ERCIM News No.33 - April 1998

EU-NSF Working Group on Metadata

by Thomas Baker and Clifford Lynch

The first of two meetings of the EU-NSF Working Group on Metadata was held on 2-3 February 1998 at the Coalition of Networked Information in Washington DC. This is one of five groups funded jointly by the National Science Foundation (through the University of Michigan) and by the European Union (through ERCIM) on strategic issues in technology for digital libraries. Their final reports will identify areas appropriate for joint international research collaboration.

Present in Washington were Clifford Lynch (Coalition of Networked Information, Washington DC), Thomas Baker (GMD, Germany; currently a visiting professor at AIT in Bangkok), Rachel Heery (UK Office of Library Networking, Bath), Gene Alloway (University of Michigan, Ann Arbor), Anne-Marie Vercoustre (INRIA, France; currently a visiting researcher at CSIRO in Australia), Jose Borbinha (INESC, Portugal), Howard Besser (University of California, Berkeley), Ole Husby (BIBSYS, Norway; Nordic Metadata Project), Stuart Weibel (Online Computer Library Center, Ohio), Renato Iannella (Distributed Systems Technology Centre, Australia), Carl Lagoze (Cornell University; coordinator of the EU-NSF Working Group on Resource Indexing and Discovery in a Globally Distributed Digital Library), and Shigeo Sugimoto (University of Library and Information Science, Japan. Rose Gombay of International Programs, National Science Foundation, joined us for the opening session.

In its most common sense, 'metadata' is structured data for helping users find and process documents and images. Scientists and librarians work hard to define standard categories for cataloging information in their specialized fields. Our focus was not on the semantics of such systems, but on the architectures, tools, and models needed to manage metadata in the networked environment.

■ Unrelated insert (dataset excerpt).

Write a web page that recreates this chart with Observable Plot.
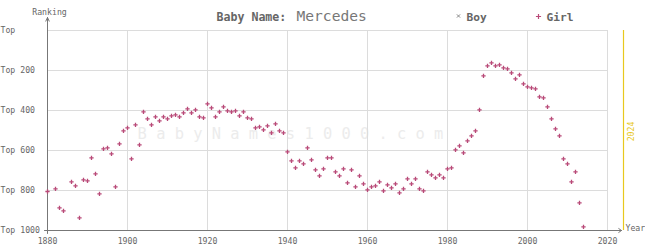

From our initial brainstorming and position papers, we compiled a long list of research issues, then grouped these into clusters. One cluster bears the heading Architectures and Technologies - eg, how to embed or associate metadata with objects, how to format metadata, and how to store or mirror metadata for harvesting, together with related tools and query languages. Another cluster includes Metadata for New Types of Resources other than traditional documents (eg, collections as a whole, multimedia objects, time-based media, and dynamically generated objects) and New Types of Metadata (eg, for administrative uses, authenticity and certification, terms and conditions of use, ratings, and privacy policies). A third cluster calls for Evaluation and Metrics on the effectiveness of metadata - both technically (ie, controlling quality, tracking deployment and usage patterns, and assessing the effectiveness of metadata for retrieval), and economically (ie, costs versus benefits of metadata use).

When we took a straw vote on the relative importance of the clusters, over half of the votes went to the Management of Interoperability cluster. Everyone agreed that much work needs to be done on the technology of registries and crosswalks for mapping, inheriting, and extending metadata schemas of diverse types and in multiple languages. Many members of the group are involved in an effort to deploy the emerging Resource Description Framework of the World-Wide Web Consortium for a distributed registry of the Dublin Core, a set of metadata elements for simple resource description available in many of the world's major languages.

A final cluster, Theory and Foundations, defined several areas in need of fundamental research: Formal Models for underpinning registries, crosswalks, and schemas; methodologies for supporting the Evolution of Metadata on the part of diverse, distributed, multilingual user communities; and issues of legal and trans-border policy.

The group plans to complete a first draft of its report in time for a presentation in July. The second and final meeting of the group will take place 17-18 September 1998 in Bonn, Germany, at which the draft recommendations will be finalized.